Building a gaming pc: Need your help!

airjordan12345
Also, you can get someone to raid the disks for you so if you ever lose one of the disks, your data on the other is recovered (i forgot if it was a raid 0 or a raid 1) and trust me its a major benefit to have your data recovered.

That'll be RAID 1 (Mirroring). Though, it's particularly pointless on a gaming system. You're writing data twice to two different drives...what's the point for gaming? Unless the system's going to be used as some kind of server, RAID isn't worth it. Not even RAID 0 would be a good idea for gaming (the speed up in terms of writing/reading isn't sufficient enough to increase performance really noticably).

Back the important data up, don't just RAID so you won't lose your data in the event of a hard drive failure.

airjordan12345
For the ram i would go with low latency. For gaming you need low latency RAM as you are making calls to it continuosly.

Again, the difference in gaming performance between two set ups with slightly different RAM timings is going to be minimal. It's not really worth paying anything extra to get tighter RAM timings. It is, however, worth paying extra to get good quality RAM.
 
amp88
That'll be RAID 1 (Mirroring). Though, it's particularly pointless on a gaming system. You're writing data twice to two different drives...what's the point for gaming? Unless the system's going to be used as some kind of server, RAID isn't worth it. Not even RAID 0 would be a good idea for gaming (the speed up in terms of writing/reading isn't sufficient enough to increase performance really noticably).

Back the important data up, don't just RAID so you won't lose your data in the event of a hard drive failure.



Again, the difference in gaming performance between two set ups with slightly different RAM timings is going to be minimal. It's not really worth paying anything extra to get tighter RAM timings. It is, however, worth paying extra to get good quality RAM.

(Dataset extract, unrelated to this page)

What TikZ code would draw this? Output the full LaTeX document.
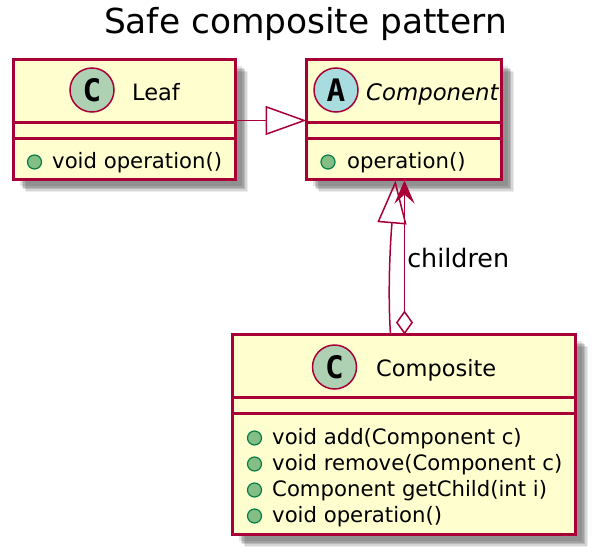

I would have to argue with the Raid 0 comment about it not being noticeable in my situation. I have two WD Raptor 10,000 RPM drives in Raid 0, but they were not always in Raid 0. The before and after performance gains were well worth it in my experience! I will note that most of the gains were noticed in loading times of maps, and levels. In-game loads were also improved.

airjordan12345,
Thanks for your input in this thread and welcome to GTP! :)
 
Pako
I would have to argue with the Raid 0 comment about it not being noticeable in my situation. I have two WD Raptor 10,000 RPM drives in Raid 0, but they were not always in Raid 0. The before and after performance gains were well worth it in my experience! I will note that most of the gains were noticed in loading times of maps, and levels. In-game loads were also improved.

airjordan12345,
Thanks for your input in this thread and welcome to GTP! :)
Raid0 is great... but it scares the crap out of me from the lack of redundancy. If drive A fails, the data in drive B is gone as well and that's too risky for me... maybe in a few months, I can dedicate some cash for a pair of decent drives for testing it, but not now.
 
Pako
I would have to argue with the Raid 0 comment about it not being noticeable in my situation. I have two WD Raptor 10,000 RPM drives in Raid 0, but they were not always in Raid 0. The before and after performance gains were well worth it in my experience! I will note that most of the gains were noticed in loading times of maps, and levels. In-game loads were also improved.

True (of course), but that's not gaming...that's waiting to game... ;)

In-game framerates were what I was talking about...they won't be affected
 
Alright, I started this thread a while ago and I kinda had a feeling that I wouldn't have got the computer around that time. But now it's the time to get it. Should I change anything else.... and I want to know if I want to edit movies and such will I need to get something else?
 
Go dual core or hyperthreaded if you plan on editing videos frequently. The performance boost will be noticeable in any major graphics related application. Don't bother with the entry level intel dual core chip though, the 3700+ will kill it.